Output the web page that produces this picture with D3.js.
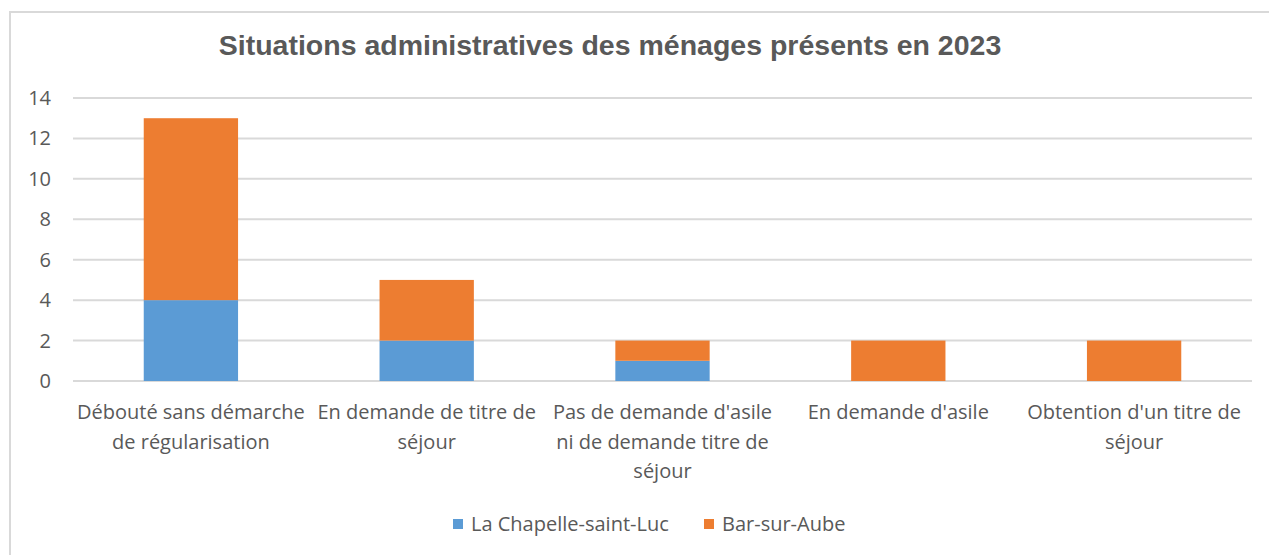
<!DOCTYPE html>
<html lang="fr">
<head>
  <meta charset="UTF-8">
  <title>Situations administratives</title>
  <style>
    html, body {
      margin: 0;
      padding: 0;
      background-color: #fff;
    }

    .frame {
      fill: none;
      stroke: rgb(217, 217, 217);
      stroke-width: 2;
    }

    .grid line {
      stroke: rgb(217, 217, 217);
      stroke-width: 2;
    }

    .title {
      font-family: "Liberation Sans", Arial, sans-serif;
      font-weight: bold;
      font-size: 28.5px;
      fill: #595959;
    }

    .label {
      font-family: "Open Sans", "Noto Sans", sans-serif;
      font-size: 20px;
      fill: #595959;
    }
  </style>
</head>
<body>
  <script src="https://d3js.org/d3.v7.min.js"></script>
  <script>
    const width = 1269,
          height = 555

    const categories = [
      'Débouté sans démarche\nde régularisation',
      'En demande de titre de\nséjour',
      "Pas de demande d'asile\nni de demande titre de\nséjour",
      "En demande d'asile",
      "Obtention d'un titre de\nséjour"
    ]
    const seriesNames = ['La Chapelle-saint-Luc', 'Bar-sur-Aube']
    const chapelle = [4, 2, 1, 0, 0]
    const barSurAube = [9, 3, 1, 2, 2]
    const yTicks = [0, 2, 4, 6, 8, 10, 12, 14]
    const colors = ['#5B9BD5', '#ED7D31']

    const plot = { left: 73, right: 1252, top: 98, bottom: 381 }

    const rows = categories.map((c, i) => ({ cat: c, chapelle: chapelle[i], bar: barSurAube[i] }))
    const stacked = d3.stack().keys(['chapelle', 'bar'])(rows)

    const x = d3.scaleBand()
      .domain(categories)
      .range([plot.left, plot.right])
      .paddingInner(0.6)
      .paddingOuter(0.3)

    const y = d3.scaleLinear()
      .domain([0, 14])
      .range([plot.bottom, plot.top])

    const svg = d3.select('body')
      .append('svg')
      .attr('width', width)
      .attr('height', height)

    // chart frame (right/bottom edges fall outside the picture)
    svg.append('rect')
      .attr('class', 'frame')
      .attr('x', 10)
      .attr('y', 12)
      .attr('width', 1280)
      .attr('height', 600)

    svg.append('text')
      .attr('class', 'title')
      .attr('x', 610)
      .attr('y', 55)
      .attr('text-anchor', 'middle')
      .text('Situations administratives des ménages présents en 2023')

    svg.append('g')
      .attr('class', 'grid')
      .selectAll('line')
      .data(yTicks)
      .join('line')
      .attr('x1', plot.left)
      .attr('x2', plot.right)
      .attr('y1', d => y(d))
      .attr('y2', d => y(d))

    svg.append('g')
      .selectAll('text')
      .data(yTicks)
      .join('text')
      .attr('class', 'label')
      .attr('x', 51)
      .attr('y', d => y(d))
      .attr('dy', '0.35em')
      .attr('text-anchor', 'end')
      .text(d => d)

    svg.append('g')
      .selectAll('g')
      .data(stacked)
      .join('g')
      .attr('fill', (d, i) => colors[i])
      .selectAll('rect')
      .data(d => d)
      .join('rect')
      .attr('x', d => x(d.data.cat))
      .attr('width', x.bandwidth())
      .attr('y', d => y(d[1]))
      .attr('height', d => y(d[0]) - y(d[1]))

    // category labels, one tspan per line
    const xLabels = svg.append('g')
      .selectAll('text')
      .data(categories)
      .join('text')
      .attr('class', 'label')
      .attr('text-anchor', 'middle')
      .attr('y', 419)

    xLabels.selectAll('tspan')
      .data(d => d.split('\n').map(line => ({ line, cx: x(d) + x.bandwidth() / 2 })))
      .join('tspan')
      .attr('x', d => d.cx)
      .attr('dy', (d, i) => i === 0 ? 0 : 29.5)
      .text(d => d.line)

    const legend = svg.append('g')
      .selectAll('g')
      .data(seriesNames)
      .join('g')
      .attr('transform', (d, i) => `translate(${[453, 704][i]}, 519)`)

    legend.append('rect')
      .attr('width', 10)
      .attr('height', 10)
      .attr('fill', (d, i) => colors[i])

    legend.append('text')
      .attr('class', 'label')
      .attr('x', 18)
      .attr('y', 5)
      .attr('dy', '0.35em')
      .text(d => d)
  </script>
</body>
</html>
——————
Problem to solve:
Repeat the listing above from its first line through the line that contains "height = 555", both included, and nothing more. Drop the pictures.

Exercise answer:
Output the web page that produces this picture with D3.js.
<!DOCTYPE html>
<html lang="fr">
<head>
  <meta charset="UTF-8">
  <title>Situations administratives</title>
  <style>
    html, body {
      margin: 0;
      padding: 0;
      background-color: #fff;
    }

    .frame {
      fill: none;
      stroke: rgb(217, 217, 217);
      stroke-width: 2;
    }

    .grid line {
      stroke: rgb(217, 217, 217);
      stroke-width: 2;
    }

    .title {
      font-family: "Liberation Sans", Arial, sans-serif;
      font-weight: bold;
      font-size: 28.5px;
      fill: #595959;
    }

    .label {
      font-family: "Open Sans", "Noto Sans", sans-serif;
      font-size: 20px;
      fill: #595959;
    }
  </style>
</head>
<body>
  <script src="https://d3js.org/d3.v7.min.js"></script>
  <script>
    const width = 1269,
          height = 555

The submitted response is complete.